How does the naval officer view what he sees, that is, the aftermath of the hunt for Ralph, at the end of Lord of the Flies?
When the British naval officer comes ashore, he encounters what he considers very "bad form." The island is on fire and Ralph is dirty and sobbing. As the others emerge from the smoke, their clothes are in tatters. Ironically, the officer asks the boys if they have been playing war—"We saw your smoke. What have you been doing? Having a war or something?"—and Ralph nods seriously. Then the officer asks facetiously, "Nobody killed, I hope? Any dead bodies?" However, Ralph nods in such a way that the man realizes that Raph is telling the truth. He whistles his amazement softly to himself. Then, after a group of "painted boys" and one other boy with red hair beneath a tattered black cap who carries a pair of spectacles at his waist appear, the officer asks who is in charge. Ralph answers that he is. But, when Ralph is unable to account for how many boys there are, the officer is appalled at the lack of British order in this group of boys.

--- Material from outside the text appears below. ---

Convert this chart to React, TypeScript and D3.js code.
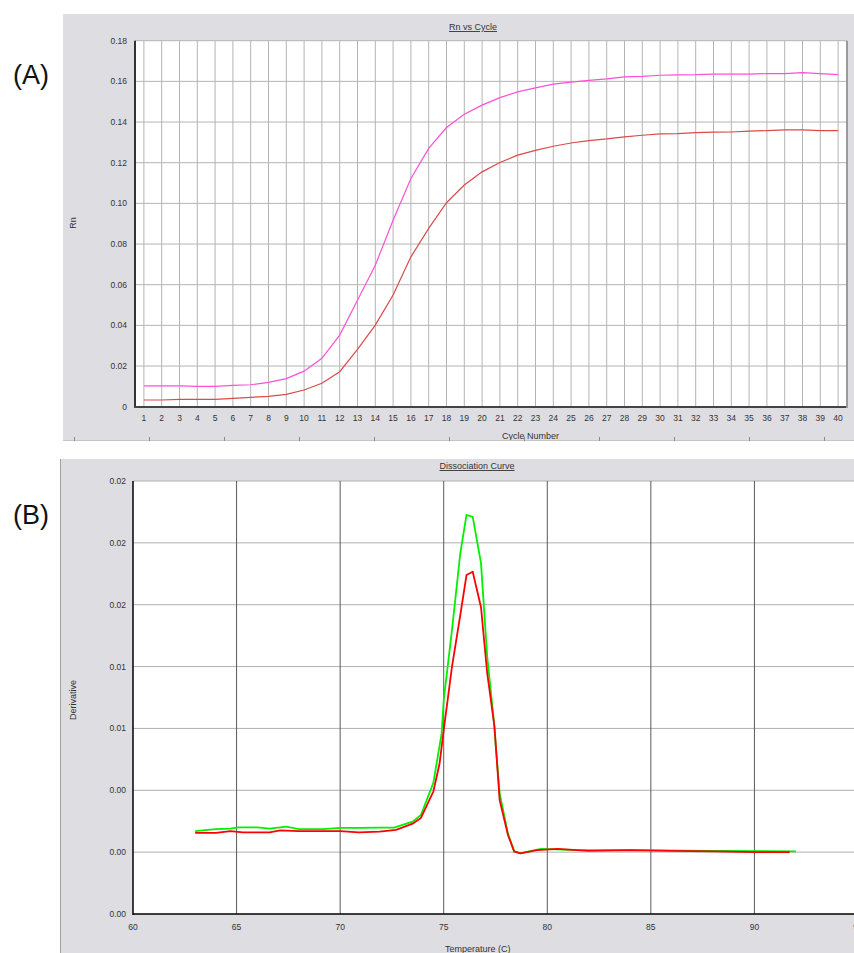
import React, { useEffect } from "react";
import * as d3 from "d3";

// ---------- Panel A data (Rn vs Cycle) ----------
const cycles = [1, 2, 3, 4, 5, 6, 7, 8, 9, 10, 11, 12, 13, 14, 15, 16, 17, 18, 19, 20,
  21, 22, 23, 24, 25, 26, 27, 28, 29, 30, 31, 32, 33, 34, 35, 36, 37, 38, 39, 40];
const rnPink = [0.0102, 0.0102, 0.0102, 0.0100, 0.0100, 0.0105, 0.0108, 0.0120, 0.0138, 0.0175,
  0.0238, 0.0352, 0.0524, 0.0696, 0.0917, 0.1122, 0.1270, 0.1373, 0.1438, 0.1483,
  0.1520, 0.1548, 0.1568, 0.1586, 0.1596, 0.1605, 0.1612, 0.1622, 0.1625, 0.1630,
  0.1632, 0.1633, 0.1636, 0.1636, 0.1636, 0.1638, 0.1638, 0.1643, 0.1638, 0.1633];
const rnRed = [0.0033, 0.0033, 0.0036, 0.0036, 0.0036, 0.0041, 0.0046, 0.0051, 0.0061, 0.0082,
  0.0115, 0.0172, 0.0282, 0.0401, 0.0549, 0.0737, 0.0877, 0.1003, 0.1090, 0.1155,
  0.1201, 0.1237, 0.1261, 0.1281, 0.1297, 0.1309, 0.1317, 0.1327, 0.1335, 0.1342,
  0.1343, 0.1348, 0.1350, 0.1351, 0.1355, 0.1358, 0.1361, 0.1361, 0.1358, 0.1358];
const rnTicks = [0, 0.02, 0.04, 0.06, 0.08, 0.10, 0.12, 0.14, 0.16, 0.18];
const rnTickLabels = ["0", "0.02", "0.04", "0.06", "0.08", "0.10", "0.12", "0.14", "0.16", "0.18"];

// ---------- Panel B data (Dissociation Curve) ----------
const greenTemp = [63.0, 64.0, 64.7, 65.1, 66.0, 66.6, 67.4, 68.0, 69.2, 70.0, 71.0, 71.9, 72.6,
  73.5, 73.9, 74.5, 74.9, 75.0, 75.4, 75.8, 76.1, 76.4, 76.8, 77.1, 77.4, 77.7, 78.1, 78.4,
  78.7, 79.4, 79.7, 81.5, 84.0, 88.0, 92.0];
const greenDeriv = [0.00335, 0.00343, 0.00345, 0.0035, 0.0035, 0.00345, 0.00353, 0.00343, 0.00343,
  0.00348, 0.00348, 0.00349, 0.00349, 0.00373, 0.0040, 0.0053, 0.0073, 0.00865, 0.01148,
  0.01458, 0.01613, 0.01605, 0.01418, 0.0104, 0.00798, 0.00488, 0.00325, 0.00253, 0.00245,
  0.00258, 0.00263, 0.00258, 0.00258, 0.00255, 0.00253];
const redTemp = [63.0, 64.0, 64.7, 65.3, 66.6, 67.1, 68.0, 70.0, 70.9, 71.9, 72.7, 73.5, 73.9,
  74.5, 74.8, 75.0, 75.4, 75.8, 76.1, 76.4, 76.8, 77.1, 77.45, 77.7, 78.1, 78.4, 78.7, 79.5,
  80.5, 82.0, 84.0, 86.0, 88.0, 90.0, 91.7];
const redDeriv = [0.00328, 0.00328, 0.00335, 0.0033, 0.0033, 0.00338, 0.00335, 0.00335, 0.0033,
  0.00333, 0.0034, 0.00365, 0.00388, 0.00495, 0.00608, 0.00743, 0.0100, 0.01208, 0.0137,
  0.01383, 0.0124, 0.00973, 0.00758, 0.0046, 0.0032, 0.00253, 0.00245, 0.00258, 0.00263,
  0.00255, 0.00258, 0.00255, 0.00253, 0.0025, 0.0025];
const tempTicks = [60, 65, 70, 75, 80, 85, 90, 95];
const derivTicks = [0, 0.0025, 0.005, 0.0075, 0.01, 0.0125, 0.015, 0.0175];
const derivTickLabels = ["0.00", "0.00", "0.00", "0.01", "0.01", "0.02", "0.02", "0.02"];

const FONT = "'Liberation Sans', Arial, Helvetica, sans-serif";
const W = 854;
const H = 953;

export default function App() {
  useEffect(() => {
    document.body.style.margin = "0";
  }, []);

  // Panel A scales
  const xA = d3.scaleLinear().domain([0.5, 40.5]).range([135, 847]);
  const yA = d3.scaleLinear().domain([0, 0.18]).range([406.7, 40.7]);
  const lineA = d3
    .line<number>()
    .x((_, i) => xA(cycles[i]))
    .y((d) => yA(d));

  // Panel B scales
  const xB = d3.scaleLinear().domain([60, 95]).range([133, 858]);
  const yB = d3.scaleLinear().domain([0, 0.0175]).range([914, 481]);
  const lineB = (temps: number[], vals: number[]) =>
    d3
      .line<number>()
      .x((_, i) => xB(temps[i]))
      .y((d) => yB(d))(vals) || "";

  const sepTicks = d3.range(74, 854, 75);

  return (
    <svg
      width={W}
      height={H}
      style={{ position: "absolute", left: 0, top: 0, display: "block" }}
      fontFamily={FONT}
    >
      <rect x={0} y={0} width={W} height={H} fill="#ffffff" />

      {/* ---------------- Panel A ---------------- */}
      <rect x={63} y={14} width={W - 63} height={426} fill="#dedee2" />
      <rect x={135} y={40.7} width={712} height={366} fill="#ffffff" />
      {/* grid */}
      {cycles.map((c) => (
        <line key={"vg" + c} x1={xA(c)} x2={xA(c)} y1={40.7} y2={406.7} stroke="#b4b4b4" strokeWidth={1} />
      ))}
      {rnTicks.slice(1).map((t) => (
        <line key={"hg" + t} x1={135} x2={847} y1={yA(t)} y2={yA(t)} stroke="#b4b4b4" strokeWidth={1} />
      ))}
      {/* axes */}
      <line x1={135} x2={135} y1={40.7} y2={407.5} stroke="#333" strokeWidth={2} />
      <line x1={134} x2={847} y1={407} y2={407} stroke="#444" strokeWidth={2} />
      <line x1={847} x2={847} y1={40.7} y2={408} stroke="#9a9a9a" strokeWidth={2} />
      {/* curves */}
      <path d={lineA(rnRed) || ""} fill="none" stroke="#dc4a4a" strokeWidth={1.2} />
      <path d={lineA(rnPink) || ""} fill="none" stroke="#ff4fd8" strokeWidth={1.2} />
      {/* tick labels */}
      {rnTicks.map((t, i) => (
        <text key={"yl" + t} x={127} y={yA(t)} dy="0.35em" textAnchor="end" fontSize={8.5} fill="#333">
          {rnTickLabels[i]}
        </text>
      ))}
      {cycles.map((c) => (
        <text key={"xl" + c} x={xA(c)} y={420.5} textAnchor="middle" fontSize={8.5} fill="#333">
          {c}
        </text>
      ))}
      <text x={473} y={30} textAnchor="middle" fontSize={9} fill="#333" textDecoration="underline">
        Rn vs Cycle
      </text>
      <text x={502} y={439} fontSize={9} fill="#333">
        Cycle Number
      </text>
      <text transform="translate(76,223) rotate(-90)" textAnchor="middle" fontSize={9} fill="#333">
        Rn
      </text>
      {/* separator strip */}
      <line x1={63} x2={W} y1={440.5} y2={440.5} stroke="#c4c4c4" strokeWidth={1} />
      {sepTicks.map((x) => (
        <line key={"st" + x} x1={x + 0.5} x2={x + 0.5} y1={437} y2={441} stroke="#8a8a8a" strokeWidth={1} />
      ))}
      <text x={13} y={84} fontSize={27} fill="#111">
        (A)
      </text>

      {/* ---------------- Panel B ---------------- */}
      <rect x={60} y={459} width={W - 60} height={H - 459} fill="#dedee2" />
      <line x1={60.5} x2={60.5} y1={459} y2={H} stroke="#a0a0a0" strokeWidth={1} />
      <rect x={133} y={481} width={W - 133} height={433} fill="#ffffff" />
      {derivTicks.slice(1).map((t) => (
        <line key={"bh" + t} x1={133} x2={W} y1={yB(t)} y2={yB(t)} stroke="#b0b0b0" strokeWidth={1} />
      ))}
      {tempTicks.slice(1).map((t) => (
        <line key={"bv" + t} x1={xB(t)} x2={xB(t)} y1={481} y2={914} stroke="#5a5a5a" strokeWidth={1} />
      ))}
      <line x1={133} x2={133} y1={481} y2={915} stroke="#000" strokeWidth={1.5} />
      <line x1={133} x2={W} y1={914} y2={914} stroke="#000" strokeWidth={1.5} />
      <path d={lineB(greenTemp, greenDeriv)} fill="none" stroke="#00f000" strokeWidth={1.8} />
      <path d={lineB(redTemp, redDeriv)} fill="none" stroke="#ff0000" strokeWidth={1.8} />
      {derivTicks.map((t, i) => (
        <text key={"byl" + i} x={126} y={yB(t)} dy="0.35em" textAnchor="end" fontSize={8.5} fill="#333">
          {derivTickLabels[i]}
        </text>
      ))}
      {tempTicks.map((t) => (
        <text key={"bxl" + t} x={xB(t)} y={930} textAnchor="middle" fontSize={8.5} fill="#333">
          {t}
        </text>
      ))}
      <text x={477} y={469} textAnchor="middle" fontSize={9} fill="#333" textDecoration="underline">
        Dissociation Curve
      </text>
      <text x={445} y={952} fontSize={9} fill="#333">
        Temperature (C)
      </text>
      <text transform="translate(76,700) rotate(-90)" textAnchor="middle" fontSize={9} fill="#333">
        Derivative
      </text>
      <text x={13} y={524} fontSize={27} fill="#111">
        (B)
      </text>
    </svg>
  );
}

"I should have thought that a pack of boys—you're all British, aren't you?—would have been able to put up a better show than that—I mean—" (Ch. 12)
His comment suggests R.M. Ballantyne's adventure novel, The Coral Island, in which shipwrecked British boys on a Polynesian island are able to defeat savages with the civilizing effects of Christianity and British discipline and form.
The officer's first reaction is to simply assume that the boys have just been larking about - it's all 'fun and games'. Even when he realises that the situation is more serious than that - when Ralph informs him that two boys have even been killed - he still responds with a kind of disbelief. He essentially fails to comprehend that boys, particularly British boys, could ever act so savagely. His reference to R.M. Ballantyne's novel The Coral Island, which depicts boys having a carefree and wonderful time when abandoned on an island (in contrast to this novel) underlines this.